Monthly Archives: December 2011

Three Truths and One Wish

Truth: Being real is better than being perfect.

“I must learn to love the fool in me – the one who feels too much, talks to much, takes too many chances, wins sometimes and loses often, lacks self-control, loves and hates, hurts and gets hurt, promises and breaks promises, laughs and cries. It alone protects me against that utterly self-controlled masterful tyrant whom I also harbor and who would rob me of human aliveness, humility, and dignity but for my fool.” ~Theodore I. Rubin, M.D.

I can’t tell you how tired I am of trying to keep up, comparing and competing. And there really is nothing you can do that will make everyone love you, or even make some people love you most of the time. Approval and appreciation are fickle things, and even if you can get a person to tell you directly what it is they want from you, they might be confused and you most likely will get it wrong in the trying, and in the end neither one of you will be satisfied. This is all good news, because it means that you can give it all up, let go, and just:

art by egirldesign

Truth: You can start now.

There’s no reason to wait. You know what to do. Don’t waste anymore time beating yourself up about all the mistakes you’ve made and time you’ve wasted. Get out of your own way. Be where you are, embody what is real. Take a breath and look around, really look, see what you are seeing. Open your heart. “All the love that we are seeking is nowhere but here, tucked into this very moment,” (Julia Fehrenbacher from her Kind Over Matter guest post, “Peace is Right Here“).

Photo by Steven Depolo

Truth: You can create your life.

You can save yourself. You can accept and love yourself. You can create a life, rather than simply reacting to what happens, rather than denying or drowning in it. I don’t mean to say it will be easy, because most likely it won’t be.

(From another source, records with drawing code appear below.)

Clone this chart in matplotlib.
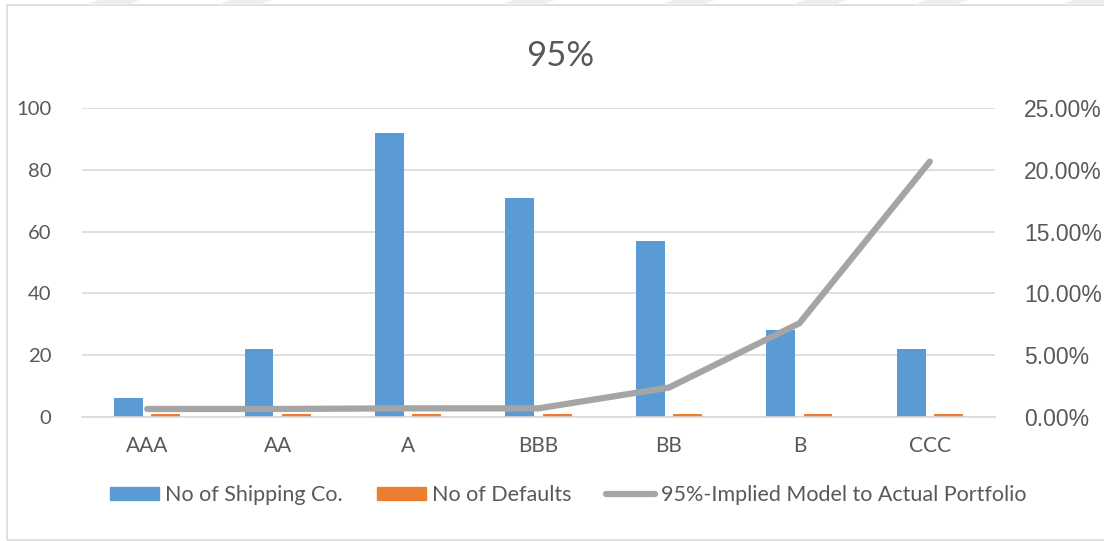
import matplotlib.pyplot as plt
import matplotlib.patches as mpatches
from matplotlib.lines import Line2D
from matplotlib.ticker import FuncFormatter
import numpy as np

ratings = ['AAA', 'AA', 'A', 'BBB', 'BB', 'B', 'CCC']
shipping_cos = [6, 22, 92, 71, 57, 28, 22]
defaults = [1, 1, 1, 1, 1, 1, 1]
implied_pd = [0.0065, 0.0065, 0.0070, 0.0070, 0.0238, 0.0758, 0.2066]

blue = '#5b9bd5'
orange = '#ed7d31'
grey = '#a5a5a5'
text_col = '#595959'

fig = plt.figure(figsize=(11.04, 5.41), dpi=100)

# chart frame and faint stripes along the top edge
fig.add_artist(mpatches.Rectangle((7 / 1104, 1 - 540 / 541), 1.2, 535 / 541,
                                  transform=fig.transFigure, fill=False,
                                  edgecolor='#d9d9d9', linewidth=1.2))
for x0 in [85, 217, 500, 660, 792, 913, 1060]:
    xs = np.array([x0, x0 + 42, x0 + 55, x0 + 13]) / 1104
    ys = 1 - np.array([5, 5, 0, 0]) / 541
    fig.add_artist(mpatches.Polygon(np.column_stack([xs, ys]), closed=True,
                                    transform=fig.transFigure,
                                    facecolor='#eeeeee', edgecolor='none'))

ax = fig.add_axes([82 / 1104, 1 - 417 / 541, (995 - 82) / 1104, (417 - 108) / 541])
ax2 = ax.twinx()

x = np.arange(len(ratings))
w = 0.222
ax.bar(x - 0.143, shipping_cos, w, color=blue, zorder=2)
ax.bar(x + 0.143, defaults, w, color=orange, zorder=2)
ax2.plot(x, implied_pd, color=grey, linewidth=4.5, solid_capstyle='round',
         solid_joinstyle='round', zorder=3)

ax.set_xlim(-0.5, len(ratings) - 0.5)
ax.set_ylim(0, 100)
ax.set_yticks(range(0, 101, 20))
ax2.set_ylim(0, 0.25)
ax2.set_yticks(np.arange(0, 0.2501, 0.05))
ax2.yaxis.set_major_formatter(FuncFormatter(lambda v, p: f'{v * 100:.2f}%'))

ax.set_xticks(x)
ax.set_xticklabels(ratings, fontfamily='Lato', fontsize=15, color=text_col)
ax.tick_params(axis='x', length=0, pad=14)
ax.tick_params(axis='y', length=0, pad=22, labelsize=14.6, labelcolor=text_col)
for lab in ax.get_yticklabels():
    lab.set_fontfamily('Lato')
ax2.tick_params(axis='y', length=0, pad=21, labelsize=16.5, labelcolor=text_col)
for lab in ax2.get_yticklabels():
    lab.set_fontfamily('Liberation Sans')

ax.grid(axis='y', color='#d9d9d9', linewidth=1.2, zorder=0)
ax.set_axisbelow(True)
for a in (ax, ax2):
    for s in a.spines.values():
        s.set_visible(False)
ax.spines['bottom'].set_visible(True)
ax.spines['bottom'].set_color('#d9d9d9')
ax.spines['bottom'].set_linewidth(1.2)
ax.set_zorder(ax2.get_zorder() - 1)
ax.patch.set_visible(False)
ax2.set_zorder(1)

fig.text(560 / 1104, 1 - 56 / 541, '95%', ha='center', va='center',
         fontfamily='Lato', fontsize=25, color=text_col)

handles = [mpatches.Patch(color=blue),
           mpatches.Patch(color=orange),
           Line2D([0], [0], color=grey, linewidth=4.5, solid_capstyle='round')]
labels = ['No of Shipping Co.', 'No of Defaults', '95%-Implied Model to Actual Portfolio']
fig.legend(handles, labels, loc='center', bbox_to_anchor=(568 / 1104, 1 - 495 / 541),
           ncol=3, frameon=False, handlelength=2.3, handleheight=0.6,
           handletextpad=0.25, columnspacing=1.6,
           prop={'family': 'Lato', 'size': 15.5}, labelcolor=text_col)

fig.savefig('out.png', dpi=100)
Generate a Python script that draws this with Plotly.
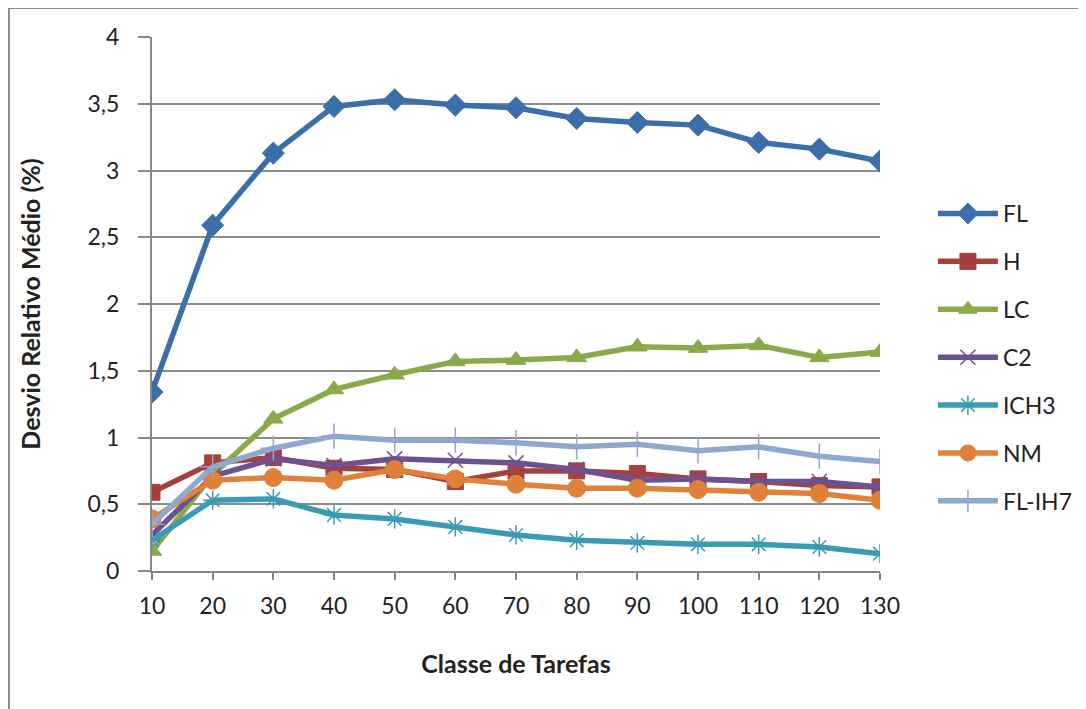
import plotly.graph_objects as go

classes = [10, 20, 30, 40, 50, 60, 70, 80, 90, 100, 110, 120, 130]
fl     = [1.34, 2.59, 3.13, 3.48, 3.53, 3.49, 3.47, 3.39, 3.36, 3.34, 3.21, 3.16, 3.07]
h      = [0.59, 0.81, 0.85, 0.77, 0.76, 0.67, 0.75, 0.75, 0.73, 0.69, 0.67, 0.64, 0.63]
lc     = [0.15, 0.72, 1.14, 1.36, 1.47, 1.57, 1.58, 1.60, 1.68, 1.67, 1.69, 1.60, 1.64]
c2     = [0.27, 0.71, 0.84, 0.79, 0.84, 0.83, 0.81, 0.76, 0.68, 0.69, 0.67, 0.67, 0.63]
ich3   = [0.23, 0.53, 0.54, 0.42, 0.39, 0.33, 0.27, 0.23, 0.21, 0.20, 0.20, 0.18, 0.13]
nm     = [0.39, 0.68, 0.70, 0.68, 0.76, 0.69, 0.65, 0.62, 0.62, 0.61, 0.59, 0.58, 0.53]
flih7  = [0.35, 0.78, 0.92, 1.01, 0.98, 0.98, 0.96, 0.93, 0.95, 0.90, 0.93, 0.86, 0.82]

y_ticks = [0, 0.5, 1, 1.5, 2, 2.5, 3, 3.5, 4]
y_tick_labels = ["0", "0,5", "1", "1,5", "2", "2,5", "3", "3,5", "4"]

series = [
    ("FL", fl, "#3C6EA8", "diamond", 17, 1),
    ("H", h, "#A6403D", "square", 16, 1),
    ("LC", lc, "#8AAA4A", "triangle-up", 17, 1),
    ("C2", c2, "#6E5190", "x-thin-open", 15, 1.5),
    ("ICH3", ich3, "#3A9BB3", "asterisk-open", 16, 1.5),
    ("NM", nm, "#DF8139", "circle", 18, 1),
    ("FL-IH7", flih7, "#8EA8CF", "cross-thin-open", 18, 1.5),
]

FONT = "Lato, 'Open Sans', sans-serif"
TXT = "#222222"
fig = go.Figure()
for name, vals, color, sym, size, mlw in series:
    fig.add_trace(go.Scatter(
        x=classes, y=vals, name=name, mode="lines+markers",
        legendgroup=name,
        line=dict(color=color, width=5.5),
        marker=dict(symbol=sym, size=size, color=color,
                    line=dict(color=color, width=mlw)),
    ))

fig.update_layout(
    width=1078, height=701,
    margin=dict(l=144, r=206, t=29, b=138, autoexpand=False),
    paper_bgcolor="white", plot_bgcolor="white",
    separators=", ",
    font=dict(family=FONT, size=23, color=TXT),
    showlegend=True,
    legend=dict(x=0.858, y=0.7375, xref="container", yref="container",
                xanchor="left", yanchor="top",
                font=dict(size=23, family=FONT, color=TXT),
                tracegroupgap=15, itemwidth=60, bgcolor="rgba(0,0,0,0)"),
    xaxis=dict(
        range=[10, 130], tickmode="array", tickvals=classes,
        ticktext=[str(c) for c in classes],
        showgrid=False, zeroline=False,
        showline=True, linecolor="#868686", linewidth=2,
        ticks="outside", ticklen=7, tickcolor="#868686", tickwidth=2,
        ticklabelstandoff=6,
        tickfont=dict(size=23, family=FONT, color=TXT),
        title=dict(text="<b>Classe de Tarefas</b>", standoff=38,
                   font=dict(size=25, family=FONT, color=TXT)),
    ),
    yaxis=dict(
        range=[0, 4], tickmode="array", tickvals=y_ticks, ticktext=y_tick_labels,
        showgrid=True, gridcolor="#8C8C8C", gridwidth=2, zeroline=False,
        showline=True, linecolor="#868686", linewidth=2,
        ticks="outside", ticklen=12, tickcolor="#868686", tickwidth=2,
        ticklabelstandoff=14,
        tickfont=dict(size=23, family=FONT, color=TXT),
        title=dict(text="<b>Desvio Relativo Médio (%)</b>", standoff=40,
                   font=dict(size=25, family=FONT, color=TXT)),
    ),
    shapes=[
        dict(type="line", xref="paper", yref="paper",
             x0=(9 - 152) / 728, x1=(9 - 152) / 728,
             y0=(571 - 8) / 534, y1=(571 - 712) / 534,
             line=dict(color="#8C8C8C", width=2)),
        dict(type="line", xref="paper", yref="paper",
             x0=(9 - 152) / 728, x1=(1090 - 152) / 728,
             y0=(571 - 8) / 534, y1=(571 - 8) / 534,
             line=dict(color="#8C8C8C", width=2)),
    ],
)

fig.write_html("out.html")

Deep in the wintry parts of our minds, we are hardy stock and know there is no such thing as a work-free transformation. We know that we will have to burn to the ground in one way or another, and then sit right in the ashes of who we once thought we were and go on from there. ~Clarissa Pinkola Estés.

art my Dallas Clayton

One wish: that we all embody and manifest who we are.

Be who we really are, fully and utterly and completely love and accept ourselves, all the messy and stinky and beautiful bits. “Embrace your inner weird. This is the stuff that makes you interesting and gorgeous and exciting to be around. Get excited about the stuff you love. Wear whatever you want to wear. Ignore what everyone else is doing…be one of the gloriously happy weird ones,” Goddess Leonie.

Your playing small does not serve the world. There is nothing enlightened about shrinking so that other people won’t feel insecure around you. We are all meant to shine, as children do. We were born to make manifest the glory of God that is within us. It’s not just in some of us; it’s in everyone. And as we let our own light shine, we unconsciously give other people permission to do the same. As we are liberated from our own fear, our presence automatically liberates others. ~from A Return to Love, by Marianne Williamson.

Something Good

The reminder in yoga class last week to look to nature, pay attention to how everything is moving to a season of rest and hibernation.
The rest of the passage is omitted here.